La mère a également exprimé son incapacité à pardonner. «Le pardon n’est pas une solution parce qu’il banaliserait cet accident d’une violence extrême. Ce serait comme si rien n’était arrivé», a-t-elle signalé, ajoutant souhaiter que le jeune homme ne puisse plus jamais conduire «car la conduite relève d’un privilège attribué aux personnes responsables».

La femme a également déploré que certaines personnes aient parlé en leur nom. «On s’est sentis comme des victimes.»

Le témoignage de la mère de famille a été suivi de celui de Sébastien Couture. Pendant une quarantaine de minutes, le jeune homme a raconté les événements précédant l’accident dont il n’a, dit-il, aucun souvenir.

Il a fait état des consommations de bière, du joint qu’il a fumé après sa journée de travail.

Sébastien Couture a relaté qu’avec Brian Pitre et Sébastien Carol, il s’était rendu chez Jean-François Fournier à Princeville. Plus tard, le groupe s’est rendu au Disco-bar Évasion de Victoriaville, puis au restaurant. Après la bouffe, Couture raconte avoir donné ses clés à Brian Pitre dans le but d’aller s’étendre sur la banquette arrière de sa voiture. «Le souvenir que j’ai par la suite, a-t-il souligné, c’est d’être debout sur la scène de l’accident. J’essayais de savoir ce qui se passait. Je ne peux pas dire comment je me sentais.»

S’il n’a aucun souvenir d’avoir conduit, Couture signale que les policiers, à force d’arguments, lui ont fait comprendre qu’il avait bien pu prendre le volant.
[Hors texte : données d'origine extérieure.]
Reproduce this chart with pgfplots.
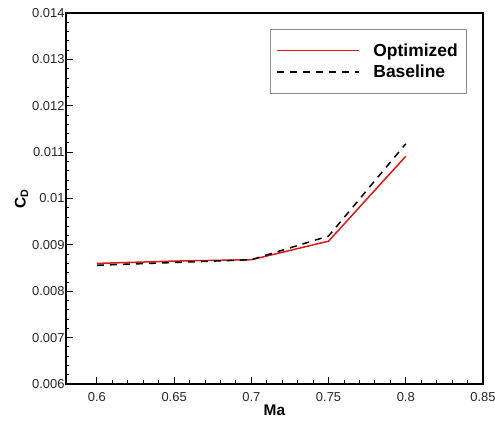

En entendant le policier raconter la reconstitution du drame, le jeune homme a avoué ne pas bien se sentir. «Je n’étais pas bien, j’ai tout appris en même temps, au fur et à mesure.»

Questionné sur son existence, Sébastien Couture a qualifié sa vie de très fade. «Je n’avance pas, je n’ai aucune motivation. J’ai tenté sans succès un retour à l’école. Je n’ai plus le même goût de vivre. J’ai de la misère à faire avec, j’ai bien de la misère», a-t-il mentionné.

Couture soutient ne plus consommer ni alcool ni drogue depuis la tragédie. Il n’a, non plus, jamais repris le volant, ni le travail. «Ma vie sociale est ordinaire, a-t-il ajouté. Je reste chez nous, je ne fais pas grand-chose.»

Quant à l’état mécanique de son automobile, Sébastien Couture a indiqué que sa voiture allait bien. «Mes freins répondaient bien, mais les pneus étaient dus pour être changés», a-t-il avoué.

Commentaires des parties

Le procureur aux poursuites criminelles et pénales, Me Hugo Breton, a réclamé une peine ferme de trois ans d’emprisonnement et une interdiction de conduire. «Peu importe la sentence, ça ne ramènera pas les morts, a-t-il fait valoir. Mais on doit se baser sur deux éléments : la dénonciation et la dissuasion. On a un message à lancer à la population. Il faut dissuader tous les Sébastien Couture du Québec de conduire à haute vitesse, avec un véhicule en mauvais état et avec de l’alcool dans le sang.»

En citant notamment un cas de jurisprudence, celui d’Adam Rousseau, Me Breton a dit espérer du juge Grenier qu’il tienne compte, dans sa sentence, «de l’alcool qui fait partie de cette trame de faits, ce soir-là».

Du côté de la défense, même s’il ne fait aucun doute que Couture conduisait son véhicule et conscient de la gravité du geste, Me Jean-Claude Lagacé a plaidé pour une peine à purger dans la collectivité. «Mon client est dévasté, sa vie n’a plus le même sens, il n’a plus de dynamisme. Je pense que le message peut être transmis par une sentence dans la collectivité, compte tenu de différents facteurs, tels que l’absence d’antécédents judiciaires. Il est aussi plein de remords. Et c’était une aventure commune. Les trois amis avaient également consommé, certains plus que lui», a-t-il noté.

Le juge Grenier fera donc connaître sa décision le 15 août, une décision difficile. «J’ai vu la détresse des deux, de la mère et de monsieur. C’est difficile pour tous. Je ne veux pas détruire le jeune homme, mais on ne peut pas passer l’éponge complètement. Il faut trouver une solution adéquate», a indiqué le magistrat.